When the mind finally settles into a sense of which reality is which, the sense of gratitude that washes over our sense of self can be immense and so strangely pleasurable that it can make one wonder why we do not actively seek out this state.
Generally most people do not, but it can be molded into a very useful practice.
Fostering a sense of gratitude can be done by focusing positively on the things we do have in our life, whether that be people or resources or situation, but we can also foster a sense of gratitude by devoting some creative thought to the misfortunes that have not befallen our circumstance.
Like the nightmare that we get to wake up from, we can day dream of terrible things in a way that is ultimately positive. It may at first seem morbid to imagine losing a loved one, but this difficult and potentially painful exercise achieves two things: it increases our gratitude for the current situation which is not marred by this event, and two, it imaginatively prepares us for the circumstance in which this terrible event actually doeshappen in the future.
While it can be tempting to hold the stance that we must always think positively and not bother with such morbid imaginings, the exercise, though difficult holds too great a benefit. Ignoring the terrible things that might happen and probably will happen is just as unrealistic as being hell bent on the negative. Being realistic is in some sense a solemn matter. William James defined ‘solemn’ as a state that holds some of it’s opposite. To be a solemn optimist is to be optimistic about the future without fooling one’s self into the delusion that it might turn out differently.
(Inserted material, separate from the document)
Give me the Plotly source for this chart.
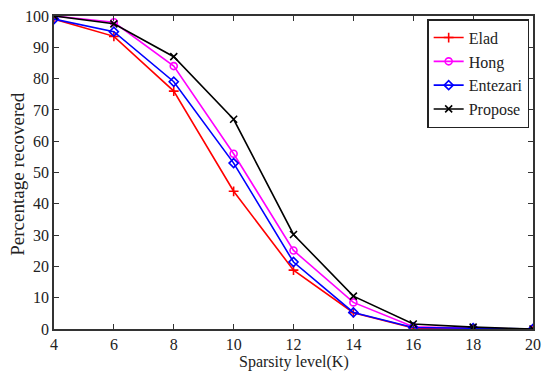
import plotly.graph_objects as go

k = [4, 6, 8, 10, 12, 14, 16, 18, 20]
elad = [99, 93.5, 76, 44, 18.8, 5.2, 0.3, 0, 0]
hong = [100, 98, 84, 56, 25.1, 8.5, 0.7, 0.2, 0]
entezari = [99, 95, 79, 53, 21.4, 5.3, 0.5, 0.3, 0]
propose = [100, 97.5, 87, 67, 30.2, 10.5, 1.6, 0.6, 0]

series = [
    ("Elad", elad, "#ff0000", "cross-thin-open"),
    ("Hong", hong, "#ff00ff", "circle-open"),
    ("Entezari", entezari, "#0000ff", "diamond-open"),
    ("Propose", propose, "#000000", "x-thin-open"),
]

SERIF = "Times New Roman, Liberation Serif, serif"

fig = go.Figure()
for name, vals, col, sym in series:
    fig.add_trace(go.Scatter(
        x=k, y=vals, name=name, mode="lines+markers",
        line=dict(color=col, width=1.6),
        marker=dict(symbol=sym, size=7, color=col, line=dict(color=col, width=1.6)),
    ))

axis_common = dict(
    showline=True, linecolor="#333", linewidth=1.5, mirror="ticks",
    ticks="inside", ticklen=5, tickcolor="#333", showgrid=False, zeroline=False,
    automargin=False,
    tickfont=dict(family=SERIF, size=16, color="#222"),
)
fig.update_layout(
    width=550, height=377,
    margin=dict(l=54, r=17, t=16, b=48),
    paper_bgcolor="white", plot_bgcolor="white",
    font=dict(family=SERIF, size=15, color="#222"),
    xaxis=dict(range=[4, 20], tickvals=list(range(4, 21, 2)), **axis_common),
    yaxis=dict(range=[0, 100], tickvals=list(range(0, 101, 10)), **axis_common),
    legend=dict(x=0.992, y=0.99, xanchor="right", yanchor="top",
                bordercolor="#222", borderwidth=1.5, bgcolor="white",
                font=dict(family=SERIF, size=16, color="#222"),
                tracegroupgap=0, itemwidth=30),
    showlegend=True,
    annotations=[
        dict(text="Sparsity level(K)", xref="paper", yref="paper", x=0.5, y=-0.107,
             xanchor="center", yanchor="middle", showarrow=False,
             font=dict(family=SERIF, size=16, color="#222")),
        dict(text="Percentage recovered", xref="paper", yref="paper", x=-0.078, y=0.495,
             xanchor="center", yanchor="middle", showarrow=False, textangle=-90,
             font=dict(family=SERIF, size=19, color="#222")),
    ],
)
fig.write_html("out.html", config={"displayModeBar": False},
               post_script="document.body.style.margin='0';")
Arriving at gratitude via a negative avenue is one way to invoke the practice of solemn optimism. The exercise does two useful things: it improves the present and the future. One via gratitude and the other through a means of mental fortification. Ultimately we soften ourselves to the moment and strengthen ourselves to the future.
The paradox reminiscent in the contradictory phrase ‘negative gratitude’ has an effect that has a like wise contradictory paradox of both softening and toughening who we are.